## GOAL
Begin with the first line and repeat exactly through the line containing "offset already included)]"; leave every image out.

## SOURCE DATA
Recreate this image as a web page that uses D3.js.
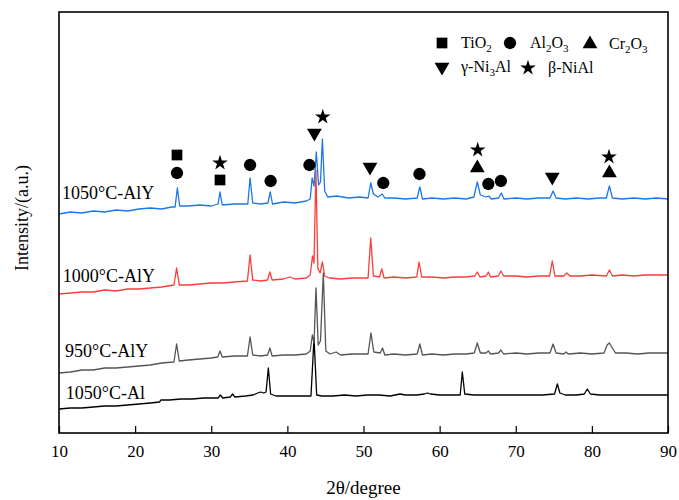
<html>
    <head>
        <script src="https://cdn.jsdelivr.net/npm/d3@7"></script>
        <style>
            body { margin: 0; background: #fff; }
            svg text { font-family: "Liberation Serif", "Times New Roman", serif !important; fill: #000; }
        </style>
    </head>
    <body>

        <div id="chart"></div>

        <script type="text/javascript">

            // ======================   data   ======================
            // XRD patterns, [2theta, intensity (a.u., stacked offset already included)]

            const s1050AlY = [
                [10,219],[11.5,221],[13,220],[14.5,222],[16,221],[17.5,223],[19,222],[20.5,224],[22,225],[23.5,224],
                [24.8,226],[25.25,226],[25.55,245],[25.85,227],[27,227],[28.5,228],[30,227],[30.9,229],[31.15,241],[31.45,228],
                [33,229],[34.8,229],[35.1,255],[35.45,230],[36.5,229],[37.45,230],[37.75,241],[38.05,229],[39.5,231],[41,230],
                [42.5,232],[43.0,234],[43.25,255],[43.5,247],[43.8,281],[44.1,248],[44.35,251],[44.6,294],[44.9,242],[45.3,236],
                [46.5,237],[48,235],[49.5,236],[50.6,235],[50.95,250],[51.3,239],[51.9,236],[52.45,239],[52.8,235],[54,235],
                [55.5,234],[57.05,235],[57.4,246],[57.75,234],[59,235],[60.5,234],[62,235],[63.5,234],[64.5,236],[64.95,251],
                [65.35,238],[66.1,236],[66.45,237],[66.8,234],[67.75,235],[68.1,240],[68.45,234],[70,235],[71.5,234],[73,235],
                [74.5,235],[74.9,242],[75.3,235],[76.5,234],[78,235],[79.5,234],[81,235],[81.9,235],[82.3,247],[82.7,235],
                [84,234],[85.5,235],[87,234],[88.5,235],[90,234]
            ]

            const s1000AlY = [
                [10,139],[11.5,140],[13,141],[14.5,141],[16,143],[17.5,142],[19,144],[20.5,144],[22,145],[23.5,146],
                [25.1,148],[25.45,165],[25.8,148],[27,148],[28.5,149],[30,150],[31.5,150],[33,151],[34.75,152],[35.1,178],
                [35.45,153],[36.5,152],[37.4,153],[37.7,161],[38,153],[39.5,154],[40.3,156],[41,154],[42.5,155],[43.0,158],
                [43.3,177],[43.5,170],[43.75,263],[44.0,165],[44.3,160],[44.6,171],[44.9,157],[45.5,155],[47,154],[48.5,155],
                [50.6,155],[50.95,195],[51.3,157],[52.1,156],[52.4,164],[52.7,155],[54,156],[55.5,155],[57,156],[57.3,171],
                [57.65,156],[59,156],[60.5,155],[62,156],[63.5,156],[64.6,157],[64.95,161],[65.3,156],[66.1,157],[66.4,161],
                [66.7,156],[67.7,157],[68.05,162],[68.4,157],[70,157],[71.5,156],[73,157],[74.45,157],[74.8,172],[75.15,157],
                [76.3,157],[76.7,160],[77.1,157],[78.5,157],[80,158],[81.9,157],[82.3,163],[82.7,157],[84,158],[85.5,157],
                [87,158],[88.5,158],[90,158]
            ]

            const s950AlY = [
                [10,60],[11.5,61],[13,63],[14.5,63],[16,65],[17.5,65],[19,66],[20.5,67],[22,68],[23.5,70],
                [25.1,71],[25.45,89],[25.8,72],[27,73],[28.5,74],[30,75],[30.85,76],[31.15,82],[31.45,76],[33,77],
                [34.75,77],[35.1,96],[35.45,78],[36.5,77],[37.4,78],[37.7,85],[38,77],[39.5,78],[41,78],[42.5,79],
                [43.0,82],[43.28,98],[43.5,90],[43.76,145],[44.05,88],[44.35,92],[44.72,160],[45.05,82],[45.6,79],[46.4,81],
                [47,78],[48.5,79],[50.6,79],[50.98,100],[51.35,81],[52.2,80],[52.5,85],[52.8,78],[54,79],[55.5,78],
                [57.05,79],[57.4,89],[57.75,78],[59,79],[60.5,78],[62,79],[63.5,79],[64.55,80],[64.95,90],[65.35,80],
                [66.1,80],[66.4,82],[66.7,79],[67.75,80],[68.05,83],[68.4,79],[70,80],[71.5,79],[73,80],[74.5,80],
                [74.9,89],[75.3,80],[76.3,79],[76.6,81],[76.9,79],[78.5,80],[80,79],[81.6,80],[82.0,88],[82.3,90],
                [82.7,85],[83.1,80],[84.5,80],[86,79],[87.5,80],[90,80]
            ]

            const s1050Al = [
                [10,24],[11.5,25],[13,25],[14.5,26],[16,27],[17.5,27],[19,28],[20.5,29],[22,30],[23.2,31],
                [23.4,33],[24.5,33],[26,34],[27.5,34],[29,35],[30.9,35],[31.2,38],[31.5,35],[32.5,36],[32.8,39],
                [33.1,36],[34.5,37],[35.5,38],[36.1,40],[36.5,41],[36.9,40],[37.2,41],[37.5,65],[37.8,39],[38.5,37],
                [40,37],[41.5,37],[43.1,37],[43.5,95],[43.85,38],[44.5,37],[46,37],[47.5,38],[49,37],[50.5,38],
                [52,38],[53.5,37],[54.8,39],[55.5,38],[57,38],[58,39],[58.4,40],[58.8,39],[60,38],[61.5,38],
                [62.7,38],[62.98,61],[63.3,39],[64.5,38],[66,38],[67.5,38],[69,38],[70.5,38],[72,38],[73.5,38],
                [75.1,39],[75.46,49],[75.8,40],[76.5,38],[78,38],[79.0,39],[79.4,44],[79.8,39],[81,38],[82.5,38],
                [84,38],[85.5,38],[87,38],[88.5,38],[90,38]
            ]

            const seriesNames = ["1050°C-Al", "950°C-AlY", "1000°C-AlY", "1050°C-AlY"]

            // phase markers above the 1050°C-AlY pattern: [2theta, height]
            const tio2Marks  = [[25.5,278],[31.15,253]]
            const al2o3Marks = [[25.5,260],[35.1,268],[37.8,252],[42.9,268],[52.6,250],[57.35,259],[66.4,249],[68.05,252]]
            const cr2o3Marks = [[64.95,265],[82.3,260]]
            const ni3alMarks = [[43.55,300],[50.85,266],[74.8,256]]
            const nialMarks  = [[44.65,316],[31.15,270],[65.0,283],[82.25,276]]

            const xTicks = [10, 20, 30, 40, 50, 60, 70, 80, 90]

            // ======================   chart   ======================

            const W = 679, H = 500
            const mLeft = 59, mRight = 668, mTop = 12, mBottom = 433
            const serif = "'Liberation Serif', 'Times New Roman', serif"

            const svg = d3.select("#chart")
                          .append("svg")
                          .attr("width", W)
                          .attr("height", H)
                          .style("font-family", serif)

            const x = d3.scaleLinear().domain([10, 90]).range([mLeft, mRight])
            const y = d3.scaleLinear().domain([0, mBottom - mTop]).range([mBottom, mTop])

            const line = d3.line()
                           .x(d => x(d[0]))
                           .y(d => y(d[1]))

            // colours in the same order as seriesNames
            const patterns = [s1050Al, s950AlY, s1000AlY, s1050AlY]
            const colors = ["#000000", "#555555", "#ff3b3b", "#1c78e6"]

            svg.selectAll("path.pattern")
               .data(patterns)
               .enter()
               .append("path")
               .attr("class", "pattern")
               .attr("d", line)
               .attr("fill", "none")
               .attr("stroke", (d, i) => colors[i])
               .attr("stroke-width", 1.3)
               .attr("stroke-linejoin", "round")

            // series names sit at the left, just above each pattern
            const labelPos = [[10.9, 34], [10.8, 76], [10.5, 151], [10.4, 234]]
            svg.selectAll("text.series")
               .data(seriesNames)
               .enter()
               .append("text")
               .attr("class", "series")
               .attr("x", (d, i) => x(labelPos[i][0]))
               .attr("y", (d, i) => y(labelPos[i][1]))
               .attr("font-size", 18)
               .text(d => d)

            // phase markers
            const sym = {
                square: d3.symbol().type(d3.symbolSquare).size(115),
                circle: d3.symbol().type(d3.symbolCircle).size(120),
                tri:    d3.symbol().type(d3.symbolTriangle).size(95),
                star:   d3.symbol().type(d3.symbolStar).size(75)
            }

            const markerSets = [
                {data: tio2Marks,  path: sym.square, rot: 0},
                {data: al2o3Marks, path: sym.circle, rot: 0},
                {data: cr2o3Marks, path: sym.tri,    rot: 0},
                {data: ni3alMarks, path: sym.tri,    rot: 180},
                {data: nialMarks,  path: sym.star,   rot: 0}
            ]

            markerSets.forEach(set => {
                svg.append("g")
                   .selectAll("path")
                   .data(set.data)
                   .enter()
                   .append("path")
                   .attr("d", set.path())
                   .attr("transform", d => `translate(${x(d[0])},${y(d[1])}) rotate(${set.rot})`)
                   .attr("fill", "#000")
            })

            // frame + axis
            svg.append("rect")
               .attr("x", mLeft)
               .attr("y", mTop)
               .attr("width", mRight - mLeft)
               .attr("height", mBottom - mTop)
               .attr("fill", "none")
               .attr("stroke", "#000")
               .attr("stroke-width", 1.6)

            const xAxis = d3.axisBottom(x)
                            .tickValues(xTicks)
                            .tickSizeInner(-7)
                            .tickSizeOuter(0)
                            .tickPadding(12)
                            .tickFormat(d3.format("d"))

            const gx = svg.append("g")
                          .attr("transform", `translate(0, ${mBottom})`)
                          .call(xAxis)
                          .attr("font-family", null)
                          .attr("font-size", null)
            gx.select(".domain").remove()
            gx.selectAll("line").attr("stroke", "#000").attr("stroke-width", 1.2)
            gx.selectAll("text")
              .style("font-family", serif)
              .style("font-size", "17px")
              .attr("fill", "#000")

            svg.append("text")
               .attr("x", (mLeft + mRight) / 2)
               .attr("y", 494)
               .attr("text-anchor", "middle")
               .attr("font-size", 19)
               .text("2θ/degree")

            svg.append("text")
               .attr("transform", "translate(28, 218) rotate(-90)")
               .attr("text-anchor", "middle")
               .attr("font-size", 18)
               .text("Intensity/(a.u.)")

            // legend (two rows, chemical formulas with subscripts)
            const legendItems = [
                {path: sym.square, rot: 0,   cx: 442, cy: 43, tx: 461, parts: [["Ti"], ["O"], ["2", 1]]},
                {path: sym.circle, rot: 0,   cx: 510, cy: 43, tx: 530, parts: [["Al"], ["2", 1], ["O"], ["3", 1]]},
                {path: sym.tri,    rot: 0,   cx: 590, cy: 44, tx: 609, parts: [["Cr"], ["2", 1], ["O"], ["3", 1]]},
                {path: sym.tri,    rot: 180, cx: 442, cy: 67, tx: 461, parts: [["γ-Ni"], ["3", 1], ["Al"]]},
                {path: sym.star,   rot: 0,   cx: 528, cy: 68, tx: 548, parts: [["β-NiAl"]]}
            ]

            const legend = svg.append("g")
            legendItems.forEach(item => {
                legend.append("path")
                      .attr("d", item.path())
                      .attr("transform", `translate(${item.cx},${item.cy}) rotate(${item.rot})`)
                      .attr("fill", "#000")

                const t = legend.append("text")
                                .attr("x", item.tx)
                                .attr("y", item.cy + 5)
                                .attr("font-size", 16)
                let down = false
                item.parts.forEach(p => {
                    const sub = p[1] === 1
                    const ts = t.append("tspan").text(p[0])
                    if (sub) {
                        ts.attr("font-size", 11).attr("dy", down ? 0 : 4)
                        down = true
                    } else {
                        if (down) ts.attr("dy", -4)
                        down = false
                    }
                })
            })

        </script>

    </body>

</html>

## REPLY TO THE TASK
Recreate this image as a web page that uses D3.js.
<html>
    <head>
        <script src="https://cdn.jsdelivr.net/npm/d3@7"></script>
        <style>
            body { margin: 0; background: #fff; }
            svg text { font-family: "Liberation Serif", "Times New Roman", serif !important; fill: #000; }
        </style>
    </head>
    <body>

        <div id="chart"></div>

        <script type="text/javascript">

            // ======================   data   ======================
            // XRD patterns, [2theta, intensity (a.u., stacked offset already included)]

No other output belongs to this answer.